We have made progress in international cooperation, including some of the examples that have already been discussed by other presenters, such as polar routes over Russia. There is also the commonality between the Global Positioning System and the Russian satellite system GLONASS; you can get common receivers that can operate with both systems, and discussions with European agencies about these systems are going on. We have also seen worldwide implementation of reduced vertical separation minima, by which the altitude requirements between aircraft is reduced. There are many other examples of cooperation across countries, and they are all, of course, good signs of progress. 

But there are still challenges that remain ahead of us, in the areas of policy, economics, coordination, and integration.

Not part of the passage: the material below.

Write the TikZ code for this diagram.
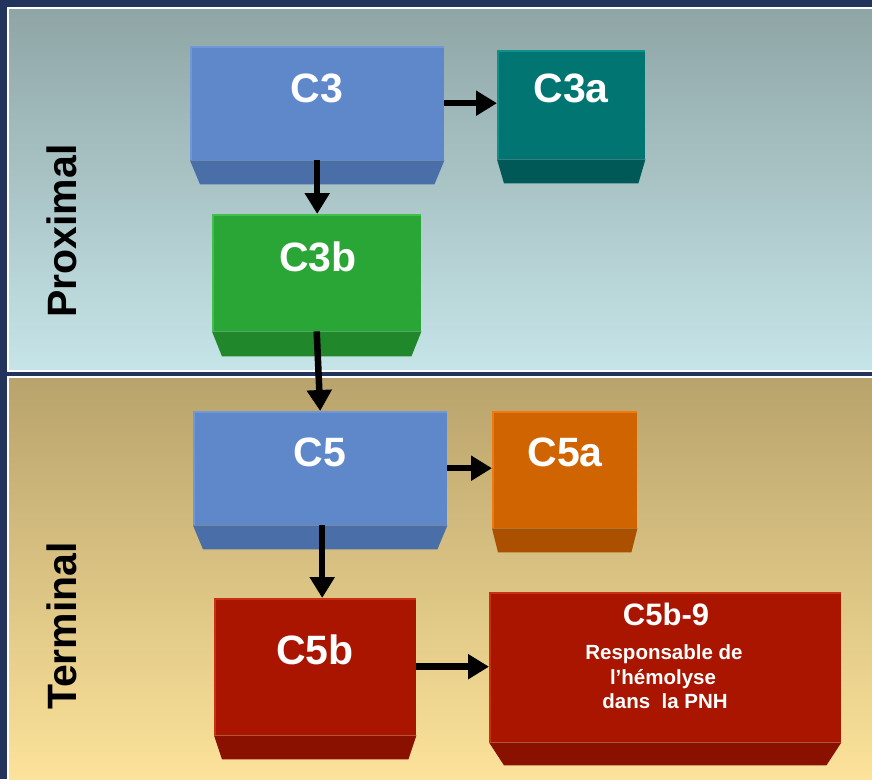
\documentclass[tikz,border=0pt]{standalone}
\usepackage{fontspec}
\setmainfont{Liberation Sans}
\usetikzlibrary{arrows.meta,calc}
\definecolor{navy}{HTML}{22345B}
\definecolor{tpA}{HTML}{8FA5A6}
\definecolor{tpB}{HTML}{C6E5E8}
\definecolor{btA}{HTML}{B8A36C}
\definecolor{btB}{HTML}{FEE49B}
\definecolor{blueF}{HTML}{5F88CB}
\definecolor{blueB}{HTML}{4A6EA8}
\definecolor{blueH}{HTML}{7098D8}
\definecolor{tealF}{HTML}{007572}
\definecolor{tealB}{HTML}{005957}
\definecolor{tealH}{HTML}{10908A}
\definecolor{greenF}{HTML}{2AA636}
\definecolor{greenB}{HTML}{21872B}
\definecolor{greenH}{HTML}{40C04A}
\definecolor{orangeF}{HTML}{D06400}
\definecolor{orangeB}{HTML}{AA5000}
\definecolor{orangeH}{HTML}{F07A10}
\definecolor{redF}{HTML}{AA1500}
\definecolor{redB}{HTML}{8A1000}
\definecolor{redH}{HTML}{C83010}
\tikzset{
  face/.style={draw=none, inner sep=0pt, anchor=north west},
  arr/.style={line width=6.5pt, -{Triangle[length=21pt,width=24pt]}},
  sidelabel/.style={font=\fontsize{41}{48}\selectfont\bfseries, text=black, rotate=90, inner sep=0pt},
  boxtext/.style={anchor=base, inner sep=0pt, text=white},
}
% #1 name, #2 x, #3 y, #4 width, #5 face height, #6 bevel height, #7 inset, #8 face, #9 bevel
\newcommand\bevbox[9]{%
  \node[face, fill=#8, minimum width=#4pt, minimum height=#5pt] (#1) at (#2,#3) {};
  \fill[#9] (#1.south west) -- (#1.south east) -- ++(-#7,#6) -- ($(#1.south west)+(#7,#6)$) -- cycle;
}
\begin{document}
\begin{tikzpicture}[x=1pt,y=-1pt]
\useasboundingbox (0,0) rectangle (872,779);
\fill[navy] (0,0) rectangle (872,779);
% panels
\shade[top color=tpA, bottom color=tpB] (8,8) rectangle (885,371);
\draw[white, line width=1.3pt] (8,8) rectangle (885,371);
\shade[top color=btA, bottom color=btB] (8,377) rectangle (885,790);
\draw[white, line width=1.3pt] (8,377) rectangle (885,790);
% side labels
\node[sidelabel] (prox) at (62,231) {Proximal};
\node[sidelabel] (term) at (62,626) {Terminal};
% boxes
\bevbox{c3}{190}{46}{254}{114}{24}{10}{blueF}{blueB}
\bevbox{c3a}{497}{50}{148}{109}{24}{7}{tealF}{tealB}
\bevbox{c3b}{212}{214}{209}{117}{25}{10}{greenF}{greenB}
\bevbox{c5}{193}{411}{254}{114}{24}{10}{blueF}{blueB}
\bevbox{c5a}{492}{411}{145}{117}{24}{6}{orangeF}{orangeB}
\bevbox{c5b}{214}{598}{202}{137}{24}{8}{redF}{redB}
\bevbox{c59}{489}{592}{352}{150}{23}{15}{redF}{redB}
% highlights
\foreach \n/\h in {c3/blueH,c3a/tealH,c3b/greenH,c5/blueH,c5a/orangeH,c5b/redH,c59/redH}{
  \draw[\h, line width=1.5pt] ($(\n.south west)+(0.75,0)$) -- ($(\n.north west)+(0.75,0.75)$) -- ($(\n.north east)+(0,0.75)$);
}
% texts
\node[boxtext, font=\fontsize{41}{48}\selectfont\bfseries] (c3t) at (317,102) {C3};
\node[boxtext, font=\fontsize{41}{48}\selectfont\bfseries] (c3at) at (571,102) {C3a};
\node[boxtext, font=\fontsize{41}{48}\selectfont\bfseries] (c3bt) at (318,271) {C3b};
\node[boxtext, font=\fontsize{41}{48}\selectfont\bfseries] (c5t) at (320,466) {C5};
\node[boxtext, font=\fontsize{41}{48}\selectfont\bfseries] (c5at) at (565,466) {C5a};
\node[boxtext, font=\fontsize{41}{48}\selectfont\bfseries] (c5bt) at (315,664) {C5b};
\node[boxtext, font=\fontsize{31}{36}\selectfont\bfseries] (c59t) at (666,625) {C5b-9};
\node[boxtext, font=\fontsize{20.5}{24}\selectfont\bfseries] (c59l1) at (664,659) {Responsable de};
\node[boxtext, font=\fontsize{20.5}{24}\selectfont\bfseries] (c59l2) at (663,684) {l’hémolyse};
\node[boxtext, font=\fontsize{20.5}{24}\selectfont\bfseries] (c59l3) at (665,708) {dans\ \ la PNH};
% arrows
\coordinate (c5o) at ($(c5.south)+(2,0)$);
\draw[arr] (c3.east) -- (c3.east -| c3a.west);
\draw[arr] (c3.south) -- (c3.south |- c3b.north);
\draw[arr] (c3b.south) -- (c5.north);
\draw[arr] (c5.east) -- (c5.east -| c5a.west);
\draw[arr] (c5o) -- (c5o |- c5b.north);
\draw[arr] (c5b.east) -- (c5b.east -| c59.west);
\end{tikzpicture}
\end{document}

I will give you just a few examples: 

  • Policy issues related to cyber attacks. How are we going to insure that virus attacks that originate in a rogue country do not spread all over the world?  
  • Policy issues related to individual privacy. In the U.S., this is a very hot political issue that is being debated right now. How much information can you gather about an individual? How much can you use?  
  • Cooperation and coordination in information sharing. I talked about this earlier, and Esther Dyson mentioned the difficulty that the FBI and the CIA in the U.S. are having regarding information sharing. It is not only within a particular country, but across countries as well. Whether you call it interfacing, integrating, or interoperability, the end result is the same. Different systems need to work together, to be able to talk to each other. We need to cooperate and coordinate across boundaries, whether they represent different agencies or different nations.  
  • Funding. We cannot forget that everything comes back to money. How are we going to be able to fund the paths we choose? We have to talk about that. We also have to talk about how government and the business sector, the military and the civil sectors are going to partner on funding issues.  


I would like to leave you with a special challenge before I summarize. The special challenge is to close the "knowing-doing gap." It is necessary to know what to do, but that is not enough, because doing is what matters. 

Remember the engineer and the mathematician and the scientist? All of them knew what had to be done, but the engineer is the one who did it. The point is that, at this workshop, where we have heard from political leaders and from military leaders, everyone knows what needs to be done. But now we need to do it. 

Sometimes the simplistic approach is best when you have to do something big; you start by taking the first step. I think we need to collectively define what that first step is, and also who is going to take it. That will move us forward much more than knowing in detail what needs to be done over the next 15 years. 


In conclusion, I would like to say that aviation has always been and always will be global. There are no visible state boundaries at 33,000 feet, and you do not pass a checkpoint that says you are now entering such and such a country. So threats to aviation are global, and solutions to those threats, involving technology, policy, procedures, and people, must also be global. This requires, more than ever before, coordination and cooperation between agencies of a particular country as well as among organizations across country boundaries. It also requires closing the "knowing-doing gap."